In dealing with prime track, we sometimes adopt the convention of capitalizing all words describing what is perceived on main track. This permits the individual to perform a prime shift if he so desires.
Prime shift evokes the realization that, in ordinary consciousness, our attention is focused, not on the actual present, but on the immediate past. By the time the raw data of sense have organized themselves into contents, time has already moved on. We are always one step behind in our perception of events. It is a very short step — a fraction of a second-but during that brief moment a variety of processes go on. This is another part of the domain of the fabulous microprocesses. In this fleeting moment many exciting and important things happen, of which we are ordinarily oblivious. Prime shift enables us to develop an awareness of these processes. We also learn that, once a content has been created, it tends to persist even when it no longer adequately represents what is currently happening. This is a major source of illusion.

One of the subtle fallacies to which the human mind is subject is the tendency to regard the sum total of its perceptions at any given moment as a complete representation of the world at that moment, When we reflect on this, we realize that this is not so; but the tendency persists anyhow. Several workers such as Arbib (5) and Fischer (6), have pointed out that perception is not just a passive process of highfidelity mapping of the environment, but an active process of continuously constructing and reconstructing a map on the basis of sensory input cues, with selective emphasis on those referents that are relevant to the goals and interests of the individual. Furthermore, the perceptual systems on which the human mind depend for information endow its maps of reality with a particular quality that is by no means necessarily universal. An animal with a well-developed sense of smell, such as a dog, probably has a different quality for its maps; and one can conceive of organisms sensitive to ultraviolet or infrared radiation, or to ultrasonic sounds, or to magnetic fields or other forms of energy, also having a quality for their maps that might be quite different from those of human beings.

Prime shift enables the individual, to some extent at least, to free himself from exclusive linkage to main track contents. It brings to attention events and processes at the subgestalt level, processes that are filtered out by exclusive focus on main track. It also brings to awareness cognizance of what is left out-the realization, not just at an intellectual level, but at a concrete, action-influencing level, that far more is going on at a given moment than a person can possibly be conscious of.

Korzybski was fond of insisting “whatever you say a thing is, it is not.” This paradoxical statement could be irritating, but its intent was to focus cognizance upon what is left out of any verbal representation no matter how precisely and thoroughly it is expressed. He also adopted the convention of frequent use of “etc.” to remind the reader or listener of the necessarily partial and incomplete character of his statements. It is a wise convention.

Prime shift is also useful in breaking up identifications-the unconscious linkages (and blockages) of the Identic Mode. When combined with phase shift, it provides a powerful tool for clearing impedances, those “irrational” patterns of perception, thought, emotion, body control, and action that slow down and interfere with the effectiveness of mental function.
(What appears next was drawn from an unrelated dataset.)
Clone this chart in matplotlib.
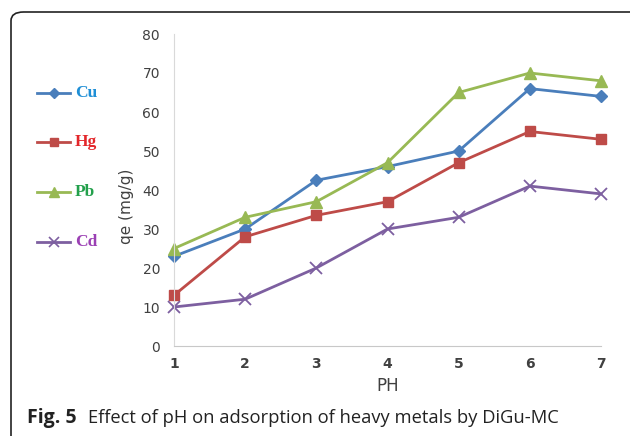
import matplotlib
matplotlib.use('Agg')
import matplotlib.pyplot as plt
from matplotlib.patches import FancyBboxPatch
from matplotlib.lines import Line2D

ph = [1, 2, 3, 4, 5, 6, 7]
cu = [23, 30, 42.5, 46, 50, 66, 64]
hg = [13, 28, 33.5, 37, 47, 55, 53]
pb = [25, 33, 37, 47, 65, 70, 68]
cd = [10, 12, 20, 30, 33, 41, 39]

names = ['Cu', 'Hg', 'Pb', 'Cd']
line_colors = ['#4a7ebb', '#be4b48', '#98b954', '#7d5fa0']
text_colors = ['#1f8fd6', '#e3262a', '#23a04c', '#9b40b4']
markers = ['D', 's', '^', 'x']
msizes = [6, 7, 8, 8]

fig = plt.figure(figsize=(6.3, 4.36), dpi=100)

# outer rounded frame (open at bottom/right like the scanned figure)
frame = FancyBboxPatch((11 / 630, -0.2), 1.2, 1 - 12 / 436 + 0.2,
                       boxstyle='round,pad=0,rounding_size=0.02',
                       transform=fig.transFigure, fill=False,
                       edgecolor='#222222', linewidth=1.2, clip_on=True)
fig.patches.append(frame)

ax = fig.add_axes([174 / 630, 1 - 346 / 436, (601 - 174) / 630, (346 - 34) / 436])

for ys, c, m, s in zip([cu, hg, pb, cd], line_colors, markers, msizes):
    ax.plot(ph, ys, color=c, marker=m, markersize=s, linewidth=2,
            markeredgewidth=1.3 if m == 'x' else 1, clip_on=False)

ax.set_xlim(1, 7)
ax.set_ylim(0, 80)
ax.set_xticks(ph)
ax.set_yticks(range(0, 81, 10))
ax.tick_params(length=0, colors='#404040', labelsize=10)
ax.tick_params(axis='y', pad=10)
ax.tick_params(axis='x', pad=8)
for lab in ax.get_xticklabels():
    lab.set_fontweight('bold')

for side in ['top', 'right']:
    ax.spines[side].set_visible(False)
ax.spines['left'].set_color('#d9d9d9')
ax.spines['bottom'].set_color('#c8c8c8')

fig.text(388 / 630, 1 - 386 / 436, 'PH', ha='center', va='center',
         fontsize=12, color='#404040')
fig.text(126 / 630, 1 - 206 / 436, 'qe (mg/g)', ha='center', va='center',
         rotation=90, fontsize=11, color='#404040')

# hand-made legend on the left
leg_y = [93, 142, 192, 242]
for name, lc, tc, m, s, yy in zip(names, line_colors, text_colors, markers, msizes, leg_y):
    yf = 1 - yy / 436
    fig.add_artist(Line2D([37 / 630, 70 / 630], [yf, yf], color=lc, linewidth=2,
                          transform=fig.transFigure))
    fig.add_artist(Line2D([53.5 / 630], [yf], color=lc, marker=m, markersize=s - 1,
                          markeredgewidth=1.2 if m == 'x' else 1,
                          transform=fig.transFigure))
    fig.text(75 / 630, yf, name, ha='left', va='center', fontsize=12.5,
             fontweight='bold', family='Liberation Serif', color=tc)

# caption
fig.text(27 / 630, 1 - 418 / 436, 'Fig. 5', ha='left', va='center', fontsize=14,
         fontweight='bold', family='Open Sans', color='#222222')
fig.text(88 / 630, 1 - 418 / 436, 'Effect of pH on adsorption of heavy metals by DiGu-MC',
         ha='left', va='center', fontsize=13.2, family='Open Sans', color='#222222')

fig.savefig('out.png', dpi=100)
This is discussed in more detail later.

Prime track, main track, and hypertrack thus comprise three levels of the broad band, just as microprocesses, orthoprocesses, and macroprocesses comprise three different characteristic tempos of events. It should be noted that hypertrack or prime track processes can also move at any of the three tempos. There are thus three times three, or nine, different “narrow bands” of the broad band as thus far described.

But this is not all. Effective function in the broad band requires the development of synergies among the various tracks and tempos. Thus, there is main track-hypertrack synergy, consisting of interactions that promote processes at both levels. Similarly, there is macroprocess-orthoprocess synergy. And so on. Etc.

As these synergies occur (as well as other synergies discussed later), there emerges a synergic whole that is greater than the mere sum of its parts. For lack of a better term, we sometimes refer to it as the “holistic” or whole being level. This emphasizes one of its aspects. But in another aspect, it is an old friend-the synergic mode.

A characteristic of the whole being level is that the individual no longer identifies with his consciousness and will. These become merely particular functions associated with main track and orthoprocesses the “mind band” of experience. They are the command functions of the ordinary ego.

As a working hypothesis, we propose the view that the human mind is still evolving, and that the ordinary ego is a “transitional control center” which, like a butterfly emerging from a cocoon, will some day expand into a new control center, the Director, competent to the management of the broad band.

Be this as it may, there is another aspect of the whole being level that needs to be described, an aspect that is actually another domain of experience of the broad band. If, from the orientation of hypertrack, the individual performs another phase shift, an operation that concomitantly embraces all tracks and tempos, this new domain emerges into awareness. We refer to this domain as ultratrack
It is extremely difficult, at first, to sustain an ultratrack orientation. What seems to be necessary is for a relatively high degree of synergy among the various tracks and tempos to be first established.
It is very difficult to describe in words the view from ultratrack or the processes that occur at this level. At this point, it seems wiser merely to define it as we have, as the level from which all tracks and tempos are viewed and managed, and to rely on the experience of the reader to fill in details.

Synergic Team Functions

A relatively stable orientation to the broad band is difficult to achieve at present. The operations of prime shift and phase shift are relatively easy to learn, however, as are the operations of selective focus upon microprocesses and macroprocesses. With practice and the use of exercises and techniques described later, one finds the broad band becoming increasingly accessible. Even here, however, this is best achieved in an environment in which the individual is relatively free from pressures and distractions. In ordinary social discourse and interactions, there are very strong constraints that force the individual to function almost entirely on the mind band. It is possible to resist these constraints to a certain degree, but the effort and struggle involved are considerable. It seems wiser, at first, simply to accept these constraints as “forces of nature” like the force of gravity, and to reserve efforts to expand into the broad band for synergetic sessions.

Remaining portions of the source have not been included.